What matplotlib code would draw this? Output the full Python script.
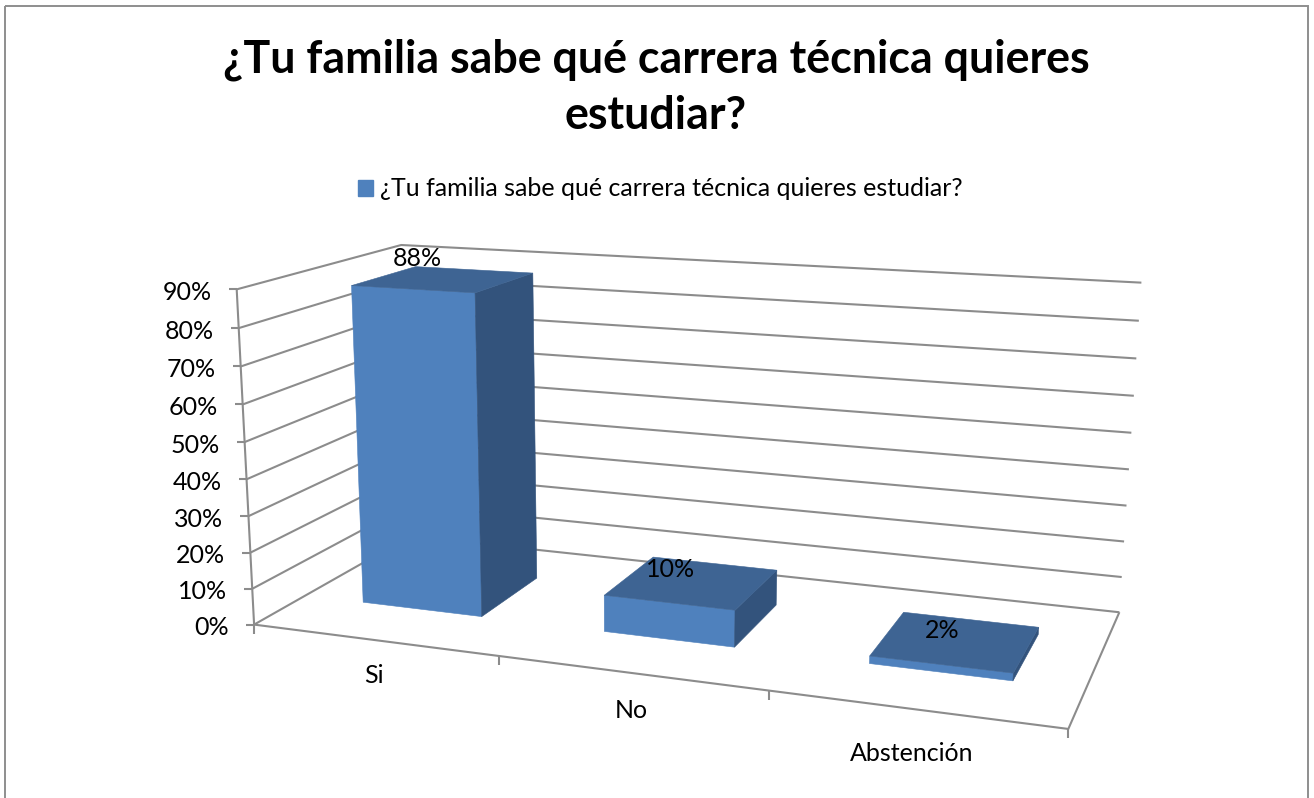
import numpy as np
import matplotlib
matplotlib.use("Agg")
import matplotlib.pyplot as plt
from matplotlib.patches import Patch, Polygon, Rectangle

TITLE = "¿Tu familia sabe qué carrera técnica quieres\nestudiar?"
SERIES_NAME = "¿Tu familia sabe qué carrera técnica quieres estudiar?"
CATEGORIES = ["Si", "No", "Abstención"]
VALUES = [0.88, 0.10, 0.02]
VALUE_LABELS = ["88%", "10%", "2%"]
Y_TICKS = [0.0, 0.1, 0.2, 0.3, 0.4, 0.5, 0.6, 0.7, 0.8, 0.9]
Y_TICK_LABELS = ["0%", "10%", "20%", "30%", "40%", "50%", "60%", "70%", "80%", "90%"]

W, H = 1314, 798
FONT = "Lato"
FS = 18
FRONT, TOP, SIDE = "#4F81BD", "#3E6493", "#33537C"
GRID = "#8C8C8C"
BAR_X = (0.252, 0.755)
BAR_Z = (0.30, 0.71)
LABEL_OFFSETS = [(2, -8), (17, 12), (39, 18)]
CAT_OFFSETS = [(0, 36), (1, 38), (-3, 44)]

# Perspective camera for the 3-D box: (category, depth, value) to pixels
CAL = [((0, 0, 0), (256, 624)), ((3, 0, 0), (1068, 730)), ((0, 1, 0), (408, 537)),
       ((3, 1, 0), (1120, 611)), ((0, 0, .9), (235, 289)), ((0, 1, .9), (403, 245)),
       ((3, 1, .9), (1141, 283))]
rows = []
for (x, z, v), (u, w) in CAL:
    rows.append([x, z, v, 1, 0, 0, 0, 0, -u * x, -u * z, -u * v, -u])
    rows.append([0, 0, 0, 0, x, z, v, 1, -w * x, -w * z, -w * v, -w])
P = np.linalg.svd(np.array(rows, float))[2][-1].reshape(3, 4)


def proj(x, z, v):
    a = P @ np.array([x, z, v, 1.0])
    return a[0] / a[2], a[1] / a[2]


fig = plt.figure(figsize=(W / 100, H / 100), dpi=100, facecolor="white")
ax = fig.add_axes([0, 0, 1, 1])
ax.set_xlim(0, W)
ax.set_ylim(H, 0)
ax.axis("off")

ax.add_patch(Rectangle((5, 6), 1303, 820, fill=False, ec="#8E8E8E", lw=1.4))


def line(pts, **kw):
    xs, ys = zip(*pts)
    ax.plot(xs, ys, color=GRID, lw=1.5, solid_capstyle="butt", zorder=1, **kw)


for v, lab in zip(Y_TICKS, Y_TICK_LABELS):
    line([proj(0, 0, v), proj(0, 1, v), proj(3, 1, v)])
    fx, fy = proj(0, 0, v)
    line([(fx - 8, fy), (fx, fy)])
    ax.text(fx - 25, fy + 3, lab, ha="right", va="center", family=FONT, fontsize=FS, color="black")
line([proj(0, 0, 0), proj(0, 0, .9)])
line([proj(0, 0, 0), proj(3, 0, 0), proj(3, 1, 0)])
for i in range(len(CATEGORIES) + 1):
    fx, fy = proj(i, 0, 0)
    line([(fx, fy), (fx, fy + 9)])

for i, (cat, val, lab) in enumerate(zip(CATEGORIES, VALUES, VALUE_LABELS)):
    x0, x1 = i + BAR_X[0], i + BAR_X[1]
    z0, z1 = BAR_Z
    faces = [([(x0, z0, 0), (x1, z0, 0), (x1, z0, val), (x0, z0, val)], FRONT),
             ([(x1, z0, 0), (x1, z1, 0), (x1, z1, val), (x1, z0, val)], SIDE),
             ([(x0, z0, val), (x1, z0, val), (x1, z1, val), (x0, z1, val)], TOP)]
    for pts, col in faces:
        ax.add_patch(Polygon([proj(*p) for p in pts], closed=True, fc=col, ec=col, lw=0.4, zorder=2))
    ax_, ay_ = proj(x0, z1, val)
    dx, dy = LABEL_OFFSETS[i]
    ax.text(ax_ + dx, ay_ + dy, lab, ha="center", va="center", family=FONT, fontsize=FS, color="black", zorder=3)
    cx, cy = proj(i + 0.5, 0, 0)
    dx, dy = CAT_OFFSETS[i]
    ax.text(cx + dx, cy + dy, cat, ha="center", va="center", family=FONT, fontsize=FS, color="black")

ax.text(656, 88, TITLE, ha="center", va="center", family=FONT, weight="bold", fontsize=32.25,
        linespacing=1.42, color="black")

leg = ax.legend(handles=[Patch(fc=FRONT, ec=FRONT, label=SERIES_NAME)], loc="center",
                bbox_to_anchor=(660.5, 189), bbox_transform=ax.transData, frameon=False,
                prop={"family": FONT, "size": FS}, handlelength=0.6, handleheight=0.6,
                handletextpad=0.28, borderpad=0, labelcolor="black")

fig.savefig("out.png", dpi=100, facecolor="white")
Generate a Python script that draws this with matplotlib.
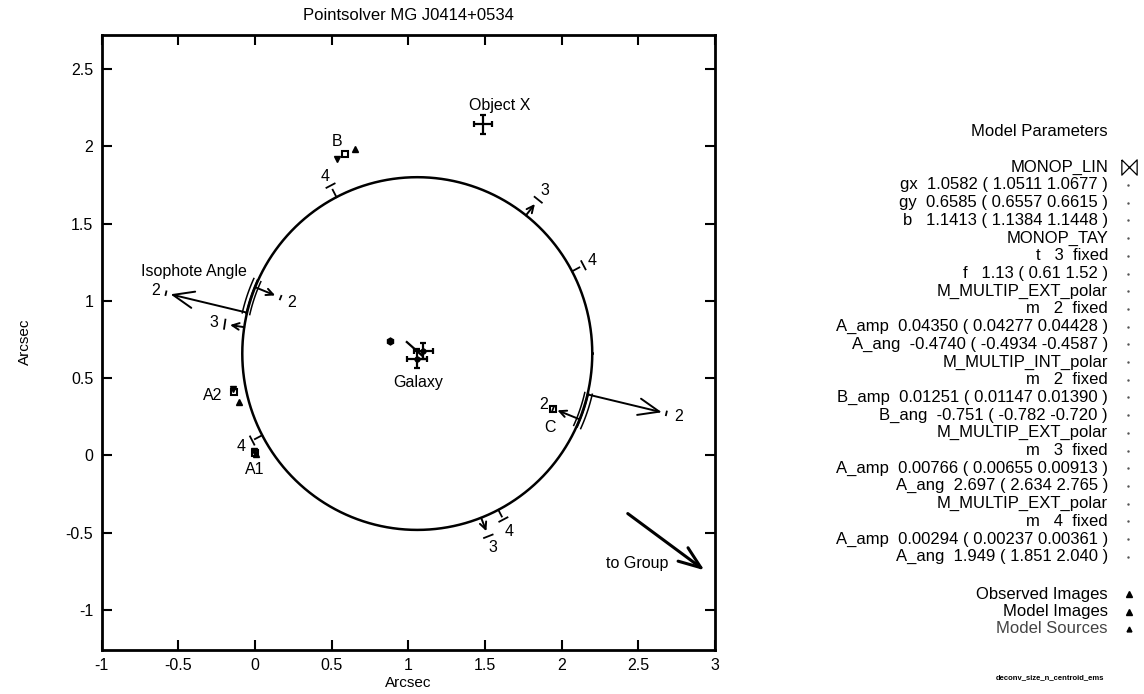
import numpy as np
import matplotlib
matplotlib.use("Agg")
import matplotlib.pyplot as plt
from matplotlib.path import Path

plt.rcParams['font.family'] = ['Liberation Sans', 'DejaVu Sans']
plt.rcParams['axes.unicode_minus'] = False

# lens model: critical circle centre and radius
gx, gy, b = 1.0582, 0.6585, 1.1413

x_ticks = [-1, -0.5, 0, 0.5, 1, 1.5, 2, 2.5, 3]
x_tick_labels = ['-1', '-0.5', '0', '0.5', '1', '1.5', '2', '2.5', '3']
y_ticks = [-1, -0.5, 0, 0.5, 1, 1.5, 2, 2.5]
y_tick_labels = ['-1', '-0.5', '0', '0.5', '1', '1.5', '2', '2.5']

# multipole angle marks on the circle (angle in deg, radii of arrow tip, end bar, label)
mark_order = ['2', '2', '2', '2', '3', '3', '3', '4', '4', '4', '4']
mark_angle = [166.6, -13.4, 157.9, -21.9, 51.6, 171.4, 291.4, 117.5, 207.6, 297.6, 27.8]
mark_tip = [1.655, 1.64, 1.0, 0.985, 1.235, 1.235, 1.235, 1.195, 1.195, 1.19, 1.195]
mark_bar = [1.685, 1.67, 0.962, 0.955, 1.27, 1.27, 1.27, 1.225, 1.215, 1.212, 1.225]
mark_text = [1.755, 1.75, 0.885, 0.885, 1.345, 1.34, 1.345, 1.295, 1.295, 1.298, 1.29]

# isophote angle ranges drawn as triple arcs
iso_from = [155.5, -24.5]
iso_to = [167.0, -13.0]

# images
obs_x = [0.654, -0.104, 0.008]
obs_y = [1.985, 0.345, 0.008]
mod_x = [0.533, -0.142, -0.008]
mod_y = [1.92, 0.43, 0.025]
box_x = [0.589, -0.135, 0.0, 1.942]
box_y = [1.953, 0.41, 0.015, 0.302]
src_x = [0.883]
src_y = [0.74]

# galaxy and object X positions with errors
gal_x = [1.055, 1.098]
gal_y = [0.625, 0.675]
gal_xerr = [0.065, 0.06]
gal_yerr = [0.06, 0.05]
objx_x, objx_y = 1.485, 2.142

labels = ['Object X', 'B', 'A2', 'A1', 'C', 'Galaxy', 'Isophote Angle', 'to Group']
label_x = [1.595, 0.538, -0.276, 0.0, 1.924, 1.065, -0.398, 2.49]
label_y = [2.265, 2.028, 0.388, -0.093, 0.177, 0.474, 1.19, -0.70]

params = ["MONOP_LIN", "gx  1.0582 ( 1.0511 1.0677 )", "gy  0.6585 ( 0.6557 0.6615 )",
          "b   1.1413 ( 1.1384 1.1448 )", "MONOP_TAY", "t   3  fixed",
          "f   1.13 ( 0.61 1.52 )", "M_MULTIP_EXT_polar", "m   2  fixed",
          "A_amp  0.04350 ( 0.04277 0.04428 )", "A_ang  -0.4740 ( -0.4934 -0.4587 )",
          "M_MULTIP_INT_polar", "m   2  fixed", "B_amp  0.01251 ( 0.01147 0.01390 )",
          "B_ang  -0.751 ( -0.782 -0.720 )", "M_MULTIP_EXT_polar", "m   3  fixed",
          "A_amp  0.00766 ( 0.00655 0.00913 )", "A_ang  2.697 ( 2.634 2.765 )",
          "M_MULTIP_EXT_polar", "m   4  fixed", "A_amp  0.00294 ( 0.00237 0.00361 )",
          "A_ang  1.949 ( 1.851 2.040 )"]
legend_names = ["Observed Images", "Model Images", "Model Sources"]


def polar(r, deg):
    t = np.radians(deg)
    return gx + r * np.cos(t), gy + r * np.sin(t)


W, H = 1144, 694
fig = plt.figure(figsize=(W / 100, H / 100), dpi=100)
ax = fig.add_axes([101.7 / W, 44 / H, 613.3 / W, 615 / H])
ax.set_xlim(-1, 3)
ax.set_ylim(-1.26, 2.72)

ax.set_xticks(x_ticks)
ax.set_xticklabels(x_tick_labels)
ax.set_yticks(y_ticks)
ax.set_yticklabels(y_tick_labels)
ax.tick_params(direction='in', length=7, width=1.5, top=True, right=True,
               labelsize=11.5, pad=6)
for s in ax.spines.values():
    s.set_linewidth(2)

# critical circle
th = np.linspace(0, 360, 721)
cx, cy = polar(b, th)
ax.plot(cx, cy, color='black', lw=1.8)

# isophote angle triple arcs
for a0, a1 in zip(iso_from, iso_to):
    th = np.linspace(a0, a1, 30)
    for dr in [-0.02, 0.005, 0.03]:
        px, py = polar(b + dr, th)
        ax.plot(px, py, color='black', lw=1.1)

# multipole marks
for m, ang, rt, rb, rl in zip(mark_order, mark_angle, mark_tip, mark_bar, mark_text):
    sx, sy = polar(b, ang)
    tx, ty = polar(rt, ang)
    big = rt - b > 0.3
    if m == '4':
        ax.plot([sx, tx], [sy, ty], color='black', lw=1.3)
    else:
        hl = 0.75 if big else 0.25
        hw = 0.3 if big else 0.12
        ax.annotate('', xy=(tx, ty), xytext=(sx, sy),
                    arrowprops=dict(arrowstyle='->, head_length=%.2f, head_width=%.2f' % (hl, hw),
                                    lw=1.4, color='black', shrinkA=0, shrinkB=0,
                                    mutation_scale=20))
    half = 0.012 if m == '2' else 0.03
    t = np.radians(ang)
    bx, by = polar(rb, ang)
    ax.plot([bx - half * np.sin(t), bx + half * np.sin(t)],
            [by + half * np.cos(t), by - half * np.cos(t)], color='black', lw=1.3)
    lx, ly = polar(rl, ang)
    ax.text(lx, ly, m, ha='center', va='center', fontsize=11.5)

# images and sources
ax.plot(box_x, box_y, 's', color='black', ms=4, mfc='none', mew=1.5)
ax.plot(obs_x, obs_y, '^', color='black', ms=5)
ax.plot(mod_x, mod_y, 'v', color='black', ms=5)
ax.plot(src_x, src_y, 'h', color='black', ms=5)

# galaxy
ax.errorbar(gal_x, gal_y, xerr=gal_xerr, yerr=gal_yerr, fmt='none', ecolor='black',
            elinewidth=1.6, capsize=2.5, capthick=1.6)
ax.plot([0.99, 1.09], [0.733, 0.645], color='black', lw=1.6)
ax.plot(gal_x, gal_y, 'o', color='black', ms=3.5)

# object X
ax.errorbar([objx_x], [objx_y], xerr=0.06, yerr=0.06, fmt='none', ecolor='black',
            elinewidth=1.6, capsize=2, capthick=1.6)

# group direction
ax.annotate('', xy=(2.931, -0.744), xytext=(2.431, -0.377),
            arrowprops=dict(arrowstyle='->, head_length=0.8, head_width=0.3',
                            lw=2.2, color='black', shrinkA=0, shrinkB=0, mutation_scale=20))

for s, x, y in zip(labels, label_x, label_y):
    ax.text(x, y, s, ha='center', va='center', fontsize=11.5)

# titles and axis labels
fig.text(408 / W, 1 - 16 / H, "Pointsolver MG J0414+0534", ha='center', va='center', fontsize=12)
fig.text(408 / W, 1 - 683 / H, "Arcsec", ha='center', va='center', fontsize=11)
fig.text(25 / W, 1 - 342 / H, "Arcsec", ha='center', va='center', fontsize=11, rotation=90)

# parameter panel
fig.text(1108 / W, 1 - 131 / H, "Model Parameters", ha='right', va='center', fontsize=12)
y0, dy = 167.3, 17.7
for i, line in enumerate(params):
    yy = 1 - (y0 + i * dy) / H
    fig.text(1108 / W, yy, line, ha='right', va='center', fontsize=12)
    if i > 0:
        fig.lines.append(plt.Line2D([1128 / W], [yy], transform=fig.transFigure,
                                    marker='.', ms=1.5, color='#555555', ls='none'))

bowtie = Path([(-1, 1), (1, -1), (1, 1), (-1, -1), (-1, 1)])
fig.lines.append(plt.Line2D([1129 / W], [1 - y0 / H], transform=fig.transFigure,
                            marker=bowtie, ms=11, mfc='none', mec='black', mew=0.9, ls='none'))

leg_y = [594, 611.7, 628.5]
leg_ms = [4, 4.5, 3.5]
leg_col = ['black', 'black', '#444444']
for name, yy, ms, c in zip(legend_names, leg_y, leg_ms, leg_col):
    fig.text(1108 / W, 1 - yy / H, name, ha='right', va='center', fontsize=12, color=c)
    fig.lines.append(plt.Line2D([1129 / W], [1 - yy / H], transform=fig.transFigure,
                                marker='^', ms=ms, color='black', ls='none'))

fig.text(1050 / W, 1 - 678 / H, "deconv_size_n_centroid_ems", ha='center', va='center',
         fontsize=5.5, fontweight='bold')

fig.savefig('out.png', dpi=100)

Exercise details:
Set down the records above word for word, from the first line through the line containing "CAT_OFFSETS = [(0, 36), (1, 38), (-3, 44)]", both included; leave out the pictures.

Task response:
What matplotlib code would draw this? Output the full Python script.
import numpy as np
import matplotlib
matplotlib.use("Agg")
import matplotlib.pyplot as plt
from matplotlib.patches import Patch, Polygon, Rectangle

TITLE = "¿Tu familia sabe qué carrera técnica quieres\nestudiar?"
SERIES_NAME = "¿Tu familia sabe qué carrera técnica quieres estudiar?"
CATEGORIES = ["Si", "No", "Abstención"]
VALUES = [0.88, 0.10, 0.02]
VALUE_LABELS = ["88%", "10%", "2%"]
Y_TICKS = [0.0, 0.1, 0.2, 0.3, 0.4, 0.5, 0.6, 0.7, 0.8, 0.9]
Y_TICK_LABELS = ["0%", "10%", "20%", "30%", "40%", "50%", "60%", "70%", "80%", "90%"]

W, H = 1314, 798
FONT = "Lato"
FS = 18
FRONT, TOP, SIDE = "#4F81BD", "#3E6493", "#33537C"
GRID = "#8C8C8C"
BAR_X = (0.252, 0.755)
BAR_Z = (0.30, 0.71)
LABEL_OFFSETS = [(2, -8), (17, 12), (39, 18)]
CAT_OFFSETS = [(0, 36), (1, 38), (-3, 44)]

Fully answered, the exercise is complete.